Chicken wings aren’t something I thing about eating very often, but I dearly love them. They are one of those foods that I always link with good times, like the Super Bowl.
I love chewing on the tips and bones until there is absolutely nothing left. Sadly, it is becoming increasingly difficult to buy wings with the wing tips included… Such was the case when I set out to purchase wings for Super Bowl snacking and had to settle on just drummies. They are still good, but just not the same. Cooking wings can be a greasy mess, so I try and keep the process as simple as possible. Here’s my Buffalo wings solution. I brine the wings overnight and precook them ahead. When ready to eat, it’s a simple matter of gathering everything together and finishing them on the grill or in a hot oven. The most important trick to their success is to saturate them well with wing sauce while they are as hot as possible. It soaks in and does not make them soggy.

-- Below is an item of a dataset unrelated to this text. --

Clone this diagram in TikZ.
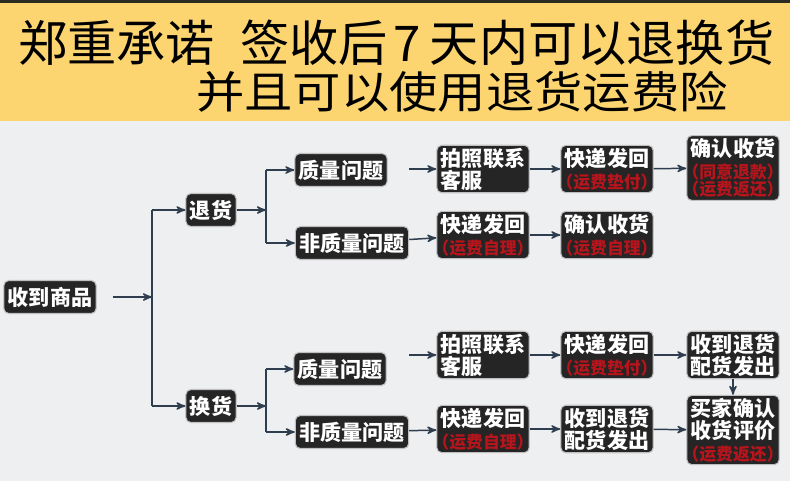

I especially like homemade blue cheese dressing with the wings, but any will work. It is the perfect balance with their hot spiciness, as well as an excellent dip with crunchy celery and broccoli. With just a few vegetables thrown in, somehow we can believe we are eating healthy.
For an add-on, serve these with the smashed creamer potatoes mentioned in the previous blog entry. Enjoy, because it wouldn’t be Super Bowl without wings.
Buffalo Chicken Wings
2 lbs. chicken wings, or more, cut at elbow; rinsed well
2 tsp. salt
1 clove garlic, crushed
water to cover
1 part butter
1 clove garlic, crushed
3 parts favorite hot sauce
soy sauce, to taste
- In a sealable container or zip lock bag, combine the salt and enough warm water to dissolve, add the garlic and water to cool. Add the wings and water to cover. Let stand overnight in brine. The next day, drain and air dry.
- Preheat oven to 450° and line baking sheet with foil. Precook the wings for 30-45 minutes until they begin to color. Set aside until ready to finish.
- For sauce, melt the butter, add the garlic and sauté 2 minutes, add the hot sauce and adjust flavors with a bit of soy sauce and vinegar. Set aside until ready to finish.
- Finish the wings on the grill or in 450°oven for approximately 15-20 minutes, until well browned and crisp, turning as needed. While hot, toss the wings with sauce and serve.
Traditionally served with celery stick and other fresh vegetables and blue cheese dressing. Serves 6.